Maintenance behavior toggles:
--no-compactdisables compaction.--no-cleanupdisables cleanup.
Spark-only optional flags: --app-name and repeatable --spark-config KEY=VALUE.
Typical invocation:
python usecase-sim/runner/maintenance.py `
--engine polars `
--metadata-path usecase-sim/metadata/file/local_use_cases.json `
--connection local_bronze `
--retention-hours 168
run_scenario.py¶
Dispatches named scenarios from usecase-sim/scenarios/scenarios.json.

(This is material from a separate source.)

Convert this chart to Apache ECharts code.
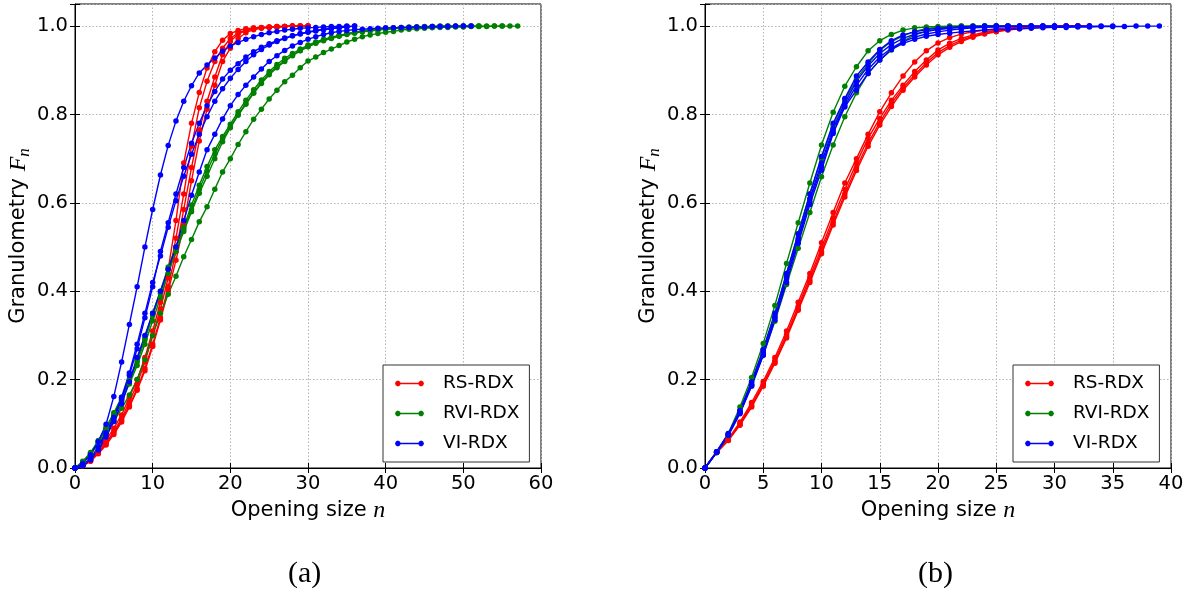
<!DOCTYPE html>
<html>
<head>
<meta charset="utf-8">
<script src="https://cdn.jsdelivr.net/npm/echarts@6/dist/echarts.min.js"></script>
<style>html,body{margin:0;padding:0;background:#fff}#c{width:1189px;height:592px}</style>
</head>
<body>
<div id="c"></div>
<script>
// ---------- data (value at opening size n = array index) ----------
const legendNames = ['RS-RDX', 'RVI-RDX', 'VI-RDX'];
const panelTitles = ['(a)', '(b)'];
const xTicksA = [0, 10, 20, 30, 40, 50, 60];
const xTicksB = [0, 5, 10, 15, 20, 25, 30, 35, 40];
const yTicks = [0.0, 0.2, 0.4, 0.6, 0.8, 1.0];

// Panel (a)
const redA1 = [0, .007, .02, .04, .063, .09, .12, .16, .2, .25, .31, .375, .45, .56, .69, .78, .85, .905, .942, .968, .983, .99, .994, .996, .997, .998, .999, .999, 1, 1, 1];
const redA2 = [0, .006, .018, .036, .058, .083, .112, .15, .19, .24, .30, .36, .43, .52, .62, .728, .815, .875, .92, .95, .972, .985, .99, .994, .996, .997, .998, .999, 1, 1, 1];
const redA3 = [0, .005, .016, .034, .055, .08, .108, .142, .18, .225, .28, .34, .41, .49, .585, .68, .765, .83, .885, .935, .965, .982, .99, .994, .996, .998, .999, .999, 1, 1, 1];
const redA4 = [0, .005, .015, .032, .052, .076, .104, .138, .176, .22, .275, .335, .40, .47, .55, .65, .74, .812, .866, .92, .95, .972, .985, .992, .995, .997, .998, .999, 1, 1, 1];

const greenA1 = [0, .015, .035, .062, .092, .125, .16, .2, .245, .295, .35, .40, .455, .50, .545, .595, .64, .682, .72, .75, .778, .806, .832, .856, .878, .897, .913, .927, .938, .948, .957, .964, .97, .975, .979, .983, .986, .989, .991, .993, .995, .996, .997, .998, .998, .999, .999, .999, 1, 1, 1, 1, 1];
const greenA2 = [0, .014, .033, .06, .09, .122, .157, .196, .24, .29, .345, .395, .45, .497, .54, .585, .63, .672, .71, .745, .772, .80, .825, .85, .872, .892, .908, .922, .934, .945, .954, .962, .968, .973, .978, .982, .985, .988, .99, .992, .994, .995, .996, .997, .998, .998, .999, 1, 1];
const greenA3 = [0, .013, .032, .058, .087, .118, .152, .19, .232, .28, .333, .385, .44, .49, .535, .58, .622, .66, .70, .738, .77, .798, .823, .848, .87, .89, .906, .92, .933, .944, .953, .961, .967, .972, .977, .981, .984, .987, .989, .991, .993, .994, .995, .996, .997, .998, .998, .999, .999, .999, 1, 1, 1, 1, 1, 1];
const greenA4 = [0, .012, .03, .055, .08, .105, .135, .165, .2, .245, .30, .35, .393, .434, .478, .517, .557, .591, .631, .67, .70, .732, .761, .789, .812, .835, .855, .874, .889, .906, .921, .93, .94, .948, .956, .964, .97, .976, .98, .983, .986, .988, .991, .993, .994, .995, .996, .997, .997, .998, .998, .999, .999, .999, 1, 1, 1, 1];

const blueA1 = [0, .01, .03, .06, .099, .162, .24, .325, .41, .50, .585, .663, .73, .785, .83, .865, .894, .912, .928, .943, .955, .963, .97, .976, .981, .985, .988, .991, .993, .995, .996, .997, .998, .999, .999, 1];
const blueA2 = [0, .006, .02, .045, .075, .11, .155, .21, .27, .34, .41, .49, .555, .62, .68, .735, .78, .82, .852, .88, .90, .915, .93, .942, .952, .96, .967, .973, .978, .982, .986, .989, .992, .994, .996, .998, 1];
const blueA3 = [0, .006, .022, .048, .08, .115, .16, .215, .28, .35, .42, .48, .545, .605, .66, .71, .755, .795, .83, .858, .882, .902, .92, .935, .947, .957, .965, .972, .978, .983, .987, .99, .993, .995, .997, .999, 1];
const blueA4 = [0, .005, .018, .04, .07, .105, .145, .195, .25, .30, .35, .40, .45, .50, .56, .617, .67, .72, .755, .79, .82, .845, .866, .885, .903, .92, .933, .945, .955, .963, .97, .976, .981, .985, .988, .99, .992, .993, .994, .995, .996, .996, .997, .997, .998, .998, .999, .999, .999, 1, 1, 1];

// Panel (b)
const redB1 = [0, .037, .066, .104, .148, .196, .25, .31, .375, .44, .51, .578, .645, .70, .755, .806, .849, .887, .919, .944, .962, .974, .982, .987, .991, .994, .996, .997, .998, .999, .999, 1, 1, 1];
const redB2 = [0, .036, .064, .1, .143, .19, .244, .302, .366, .432, .498, .566, .63, .69, .746, .791, .832, .866, .897, .923, .946, .961, .972, .98, .986, .99, .993, .995, .997, .998, .999, .999, 1, 1];
const redB3 = [0, .035, .063, .098, .14, .187, .24, .297, .36, .425, .49, .556, .62, .68, .735, .782, .825, .86, .89, .917, .94, .956, .968, .977, .984, .988, .992, .995, .997, .998, .999, 1, 1];
const redB4 = [0, .035, .062, .097, .138, .185, .237, .294, .357, .42, .485, .55, .613, .673, .728, .776, .818, .855, .885, .912, .935, .952, .965, .975, .982, .987, .991, .994, .996, .998, .999, 1, 1];

const greenB1 = [0, .037, .078, .138, .205, .282, .368, .463, .555, .645, .731, .805, .864, .908, .944, .967, .981, .991, .996, .998, .999, 1, 1, 1, 1, 1];
const greenB2 = [0, .035, .073, .125, .187, .255, .332, .415, .497, .578, .659, .731, .795, .849, .893, .923, .946, .966, .98, .988, .993, .996, .998, .999, 1, 1, 1, 1, 1];
const greenB3 = [0, .036, .076, .13, .195, .268, .35, .44, .53, .62, .70, .775, .832, .88, .915, .945, .965, .978, .988, .994, .997, .999, 1, 1, 1, 1, 1];

const blueB1 = [0, .037, .078, .13, .195, .268, .35, .44, .53, .62, .705, .78, .836, .887, .919, .947, .967, .98, .987, .992, .995, .997, .998, .999, 1, 1, 1, 1, 1, 1, 1];
const blueB2 = [0, .036, .076, .127, .19, .262, .343, .432, .52, .61, .69, .768, .826, .875, .91, .938, .958, .972, .982, .988, .992, .995, .997, .998, .999, 1, 1, 1, 1, 1, 1, 1, 1, 1];
const blueB3 = [0, .035, .074, .123, .185, .255, .335, .42, .508, .596, .674, .757, .817, .855, .893, .923, .947, .961, .97, .977, .981, .984, .987, .989, .991, .992, .993, .994, .995, .996, .997, .997, .998, .998, .999, .999, .999, 1, 1, 1];
const blueB4 = [0, .036, .075, .125, .188, .258, .34, .428, .515, .603, .682, .762, .82, .866, .902, .93, .95, .965, .975, .982, .987, .991, .994, .996, .997, .998, .999, .999, 1, 1, 1, 1, 1, 1, 1, 1];

// ---------- chart ----------
const COLORS = {'RS-RDX': '#ff0000', 'RVI-RDX': '#008000', 'VI-RDX': '#0000ff'};
const panels = [
  {groups: {'RS-RDX': [redA1, redA2, redA3, redA4], 'RVI-RDX': [greenA1, greenA2, greenA3, greenA4], 'VI-RDX': [blueA1, blueA2, blueA3, blueA4]}, xTicks: xTicksA, left: 75},
  {groups: {'RS-RDX': [redB1, redB2, redB3, redB4], 'RVI-RDX': [greenB1, greenB2, greenB3], 'VI-RDX': [blueB1, blueB2, blueB3, blueB4]}, xTicks: xTicksB, left: 705}
];
const pairs = a => a.map((v, i) => [i, v]);
const SANS = 'DejaVu Sans';
const SERIF = 'Liberation Serif';
const gridLine = {show: true, lineStyle: {color: '#b5b5b5', type: [1.5, 2], width: 1}};
const tick = {show: true, inside: true, length: 5, lineStyle: {color: '#000', width: 1}};
const LEGEND_ICON = 'path://M3,2.3H27V3.7H3Z M6,3L5.12,5.12L3,6L0.88,5.12L0,3L0.88,0.88L3,0L5.12,0.88Z M30,3L29.12,5.12L27,6L24.88,5.12L24,3L24.88,0.88L27,0L29.12,0.88Z';

const grids = [], xAxes = [], yAxes = [], series = [], legends = [], graphics = [];
panels.forEach((p, k) => {
  grids.push({left: p.left, top: 4, width: 466, bottom: 124, show: true, borderColor: '#000', borderWidth: 1, backgroundColor: '#fff'});
  const xmin = p.xTicks[0], xmax = p.xTicks[p.xTicks.length - 1], xint = p.xTicks[1] - p.xTicks[0];
  xAxes.push({
    gridIndex: k, type: 'value', position: 'bottom', min: xmin, max: xmax, interval: xint,
    axisLine: {show: true, onZero: false, lineStyle: {color: '#000'}}, axisTick: tick,
    axisLabel: {color: '#000', fontSize: 19.5, fontFamily: SANS, margin: 6},
    splitLine: gridLine,
    name: 'Opening size {i|n}', nameLocation: 'middle', nameGap: 28,
    nameTextStyle: {color: '#000', fontSize: 21, fontFamily: SANS, rich: {i: {fontFamily: SERIF, fontStyle: 'italic', fontSize: 24, color: '#000'}}}
  });
  xAxes.push({
    gridIndex: k, type: 'value', position: 'top', min: xmin, max: xmax, interval: xint,
    axisLine: {show: false}, axisTick: tick, axisLabel: {show: false}, splitLine: {show: false}
  });
  yAxes.push({
    gridIndex: k, type: 'value', position: 'left', min: 0, max: 1.05, interval: 0.2,
    axisLine: {show: true, onZero: false, lineStyle: {color: '#000'}}, axisTick: tick,
    axisLabel: {color: '#000', fontSize: 19.5, fontFamily: SANS, margin: 7,
      formatter: v => (yTicks.some(t => Math.abs(t - v) < 1e-6) ? v.toFixed(1) : '')},
    splitLine: gridLine,
    name: 'Granulometry {i|F}{s|n}', nameLocation: 'middle', nameGap: 39,
    nameTextStyle: {color: '#000', fontSize: 21, fontFamily: SANS,
      rich: {i: {fontFamily: SERIF, fontStyle: 'italic', fontSize: 24, color: '#000'},
             s: {fontFamily: SERIF, fontStyle: 'italic', fontSize: 17, color: '#000', padding: [12, 0, 0, 0]}}}
  });
  yAxes.push({
    gridIndex: k, type: 'value', position: 'right', min: 0, max: 1.05, interval: 0.2,
    axisLine: {show: false}, axisTick: tick, axisLabel: {show: false}, splitLine: {show: false}
  });
  legendNames.forEach(name => {
    p.groups[name].forEach(arr => {
      series.push({
        type: 'line', name: name, xAxisIndex: 2 * k, yAxisIndex: 2 * k,
        data: pairs(arr), symbol: 'circle', symbolSize: 5.5, showSymbol: true,
        lineStyle: {color: COLORS[name], width: 1.4},
        itemStyle: {color: COLORS[name]},
        emphasis: {disabled: true}, animation: false, clip: false
      });
    });
  });
  legends.push({
    data: legendNames, orient: 'vertical', left: p.left + 308, top: 365,
    backgroundColor: '#fff', borderColor: '#333', borderWidth: 1,
    padding: [9, 10, 9, 12], itemGap: 11, itemWidth: 29, itemHeight: 6,
    icon: LEGEND_ICON,
    selectedMode: false,
    textStyle: {color: '#000', fontSize: 18.5, fontFamily: SANS, padding: [0, 0, 0, 14]}
  });
  graphics.push({
    type: 'text', left: p.left + 233 - 20, top: 559,
    style: {text: panelTitles[k], font: '30px "' + SERIF + '"', fill: '#000'}
  });
});

const chart = echarts.init(document.getElementById('c'), null, {renderer: 'canvas'});
chart.setOption({
  animation: false,
  backgroundColor: '#fff',
  grid: grids, xAxis: xAxes, yAxis: yAxes, series: series, legend: legends, graphic: graphics
});
</script>
</body>
</html>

Selection flags are mutually exclusive:
--scenario <name>--all--priority P0|P1|P2
Optional flag: --scenarios-path to point at a different scenario catalog.
run_perf_benchmark.py¶
Performance benchmark runner for the large perf metadata set.
Key flags:
--engine polars|sparkis required unless you use--report-only.--metadata-pathdefaults to the perf metadata file.--stagesaccepts a comma-separated stage list.--max-sizecaps the largest dataset size.--output-dirchooses where JSON results and the markdown report are written.--reset,--report-only, and--no-icebergcontrol benchmark behavior.
Scripts (one-shot helpers)¶
Under usecase-sim/scripts/:
| Script | Purpose |
|---|---|
setup_platform.py |
Bring up / down the Docker stack. |
setup_metadata.py |
Seed metadata into file, DB dialects, and the API. |
generate_data.py |
Produce sample inputs. |
generate_perf_data.py |
Larger dataset for benchmarks. |
reset_data.py, reset_perf_data.py, reset_watermarks.py |
Clean slate between runs. |
See the usecase-sim README for the full set and invocation examples.